In materia, occorre ricordare che, per giurisprudenza costante, lo “status di cittadino è permanente ed ha effetti perduranti nel tempo” e “costituisce una qualità essenziale della persona, con caratteri d’assolutezza, originarietà, indispo nibilità ed imprescrittibilità”.

Esso costituisce, pertanto, un diritto inviolabile che ciascuno “vanta nei confronti del proprio Stato di appartenenza”.

Essendo uno status imprescrittibile e permanente, l’individuo non ha l’obbligo giuridico di rivendicare, nel corso della propria vita, la conservazione della propria cittadinanza italiana, perdendo tale status solo in ipotesi tassative e predetermina te.

Tale status si acquista con la nascita o nel corso della vita, si può perdere ed anche riacquistare poiché il riacquisto è fatto costitutivo successivo, che può verificarsi solo dopo l’accadimento di un primo fatto costitutivo come l’acquisto originario e di un fatto estintivo della perdita.

  • Conclusioni

In definitiva si può affermare che il D.L. n.36 /2025, trasmesso al Parlamento per la sua conversione in Legge, apporta alcune importanti modifiche alla vecchia disciplina vigente ma che si pongono in netto contrasto con i principi italiani ed europei in tema di perdita della cittadinanza.

Sul punto la sentenza n.87 del 1975 della Corte Costituzionale aveva già dichiarato l’illegittimità dell’art.10 della Legge n. 555/1912,nella parte in cui prevedeva la perdita della cittadinanza, indipendentemente dalla volontà della interessata, per la donna italiana che acquistava, per effetto del matrimonio, la nazionalità straniera del coniuge.

Alla luce di quanto innanzi esposto, saremmo in presenza di un provvedimento che priva i nostri cittadini emigrati all’estero della possibilità di acquisire la cittadinanza italiana, in contrasto anche con l’art.22 Cost., secondo cui“Nessuno può essere privato, per motivi politici, della capacità giuridica, della cittadinanza, del nome”.

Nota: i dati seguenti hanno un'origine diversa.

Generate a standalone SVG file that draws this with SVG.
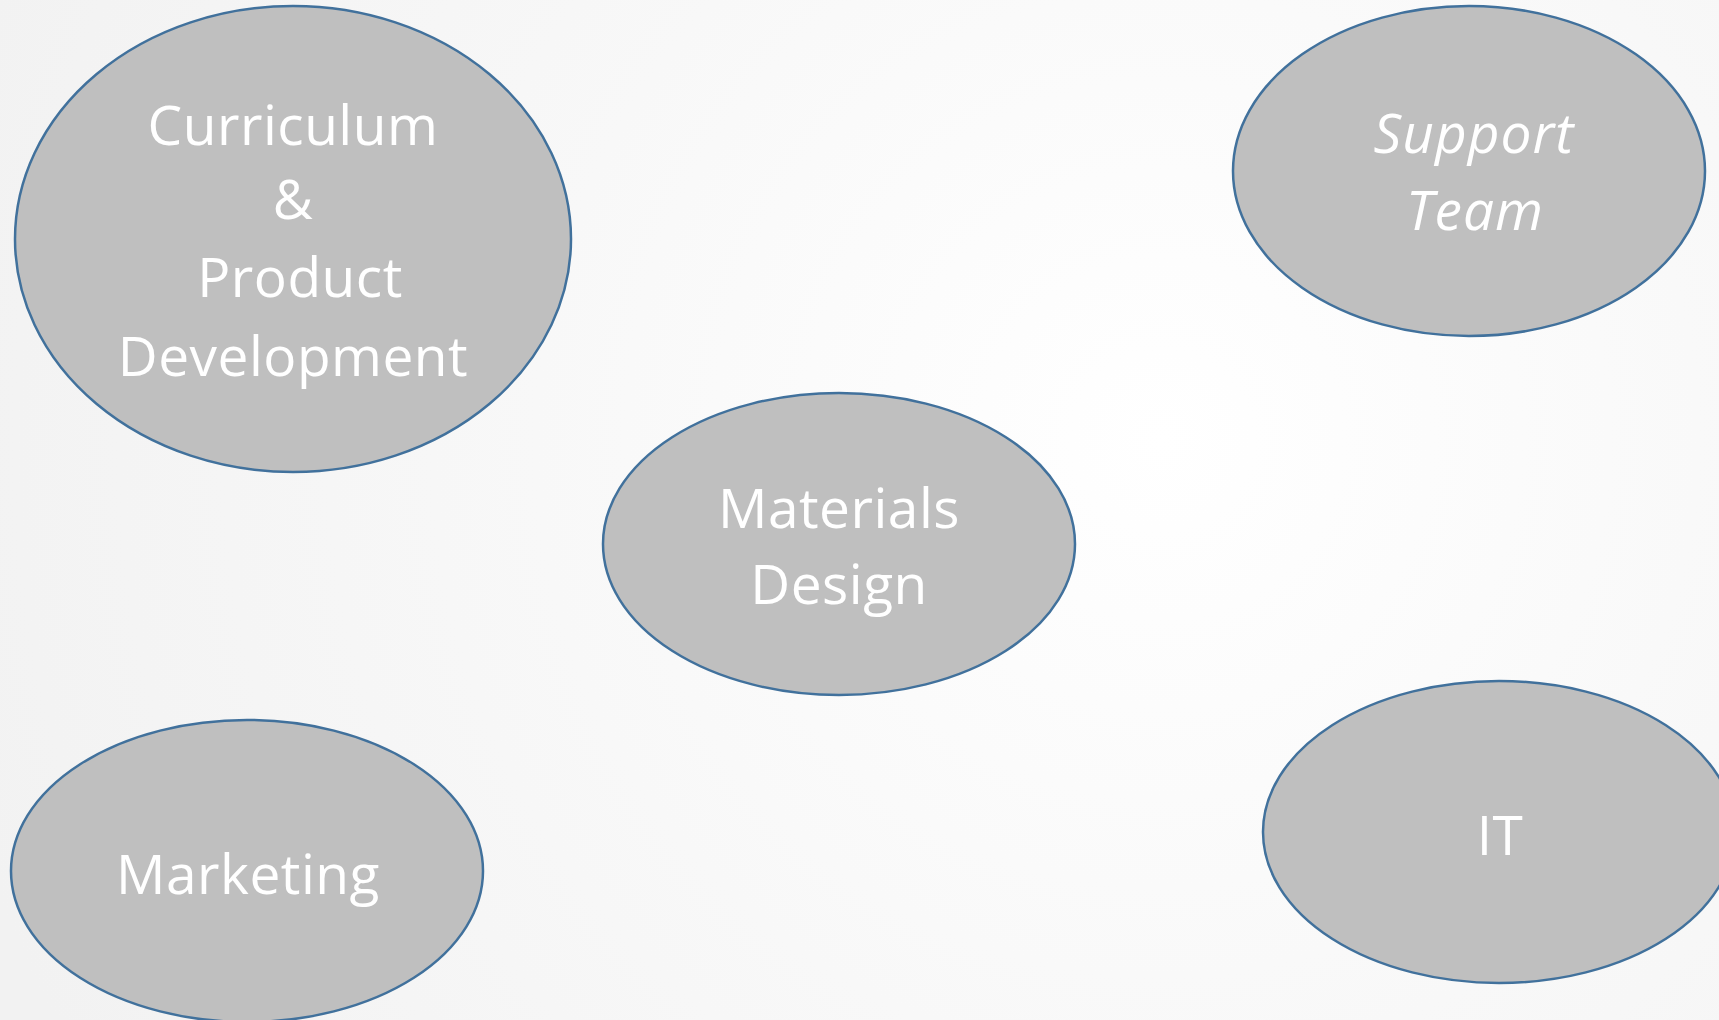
<svg xmlns="http://www.w3.org/2000/svg" width="1719" height="1020" viewBox="0 0 1719 1020">
<defs>
<radialGradient id="bg" cx="1162" cy="440" r="1250" gradientUnits="userSpaceOnUse">
<stop offset="0" stop-color="#ffffff"/>
<stop offset="0.5" stop-color="#f8f8f8"/>
<stop offset="1" stop-color="#f2f2f2"/>
</radialGradient>
<style>
.node ellipse{fill:#bfbfbf;stroke:#41719c;stroke-width:2.5}
.node text{fill:#ffffff;font-family:"Open Sans","Segoe UI","DejaVu Sans",sans-serif;font-size:55px;text-anchor:middle;letter-spacing:0.5px}
.node text.it{font-style:italic;letter-spacing:1px}
</style>
</defs>
<rect width="1719" height="1020" fill="url(#bg)"/>
<g id="connectors"></g>
<g id="curriculum" class="node">
<ellipse cx="293" cy="239" rx="278" ry="233"/>
<text x="293" y="145">Curriculum</text>
<text x="293" y="219">&amp;</text>
<text x="300" y="297">Product</text>
<text x="293" y="376">Development</text>
</g>
<g id="support" class="node">
<ellipse cx="1469" cy="171" rx="236" ry="165"/>
<text class="it" x="1474" y="153">Support</text>
<text class="it" x="1475" y="230">Team</text>
</g>
<g id="materials" class="node">
<ellipse cx="839" cy="544" rx="236" ry="151"/>
<text x="839" y="528">Materials</text>
<text x="839" y="604">Design</text>
</g>
<g id="marketing" class="node">
<ellipse cx="247" cy="871" rx="236" ry="151"/>
<text x="248" y="894">Marketing</text>
</g>
<g id="it" class="node">
<ellipse cx="1499" cy="832" rx="236" ry="151"/>
<text x="1500" y="855">IT</text>
</g>
</svg>
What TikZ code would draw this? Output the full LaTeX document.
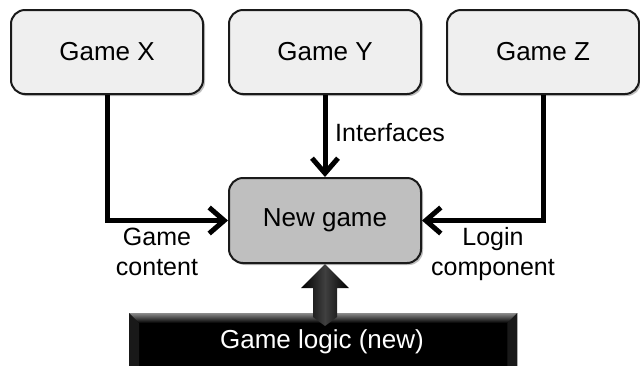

Come corollario duole ricordare che lo stesso Ministero degli Esteri ha varato, di recente, una Circolare, diretta a tutti i Consolati Italiani all’Estero, per favorire il c.d. “Turismo di Ritorno” dei Nostri connazionali emigrati allo scopo di rivedere i luoghi natii dei propri genitori ed avi (!!), che sembra contraddire le intenzioni del Legislatore, negando la possibilità di riottenere la cittadinanza per coloro che desiderino ritornare nei Paesi d’origine.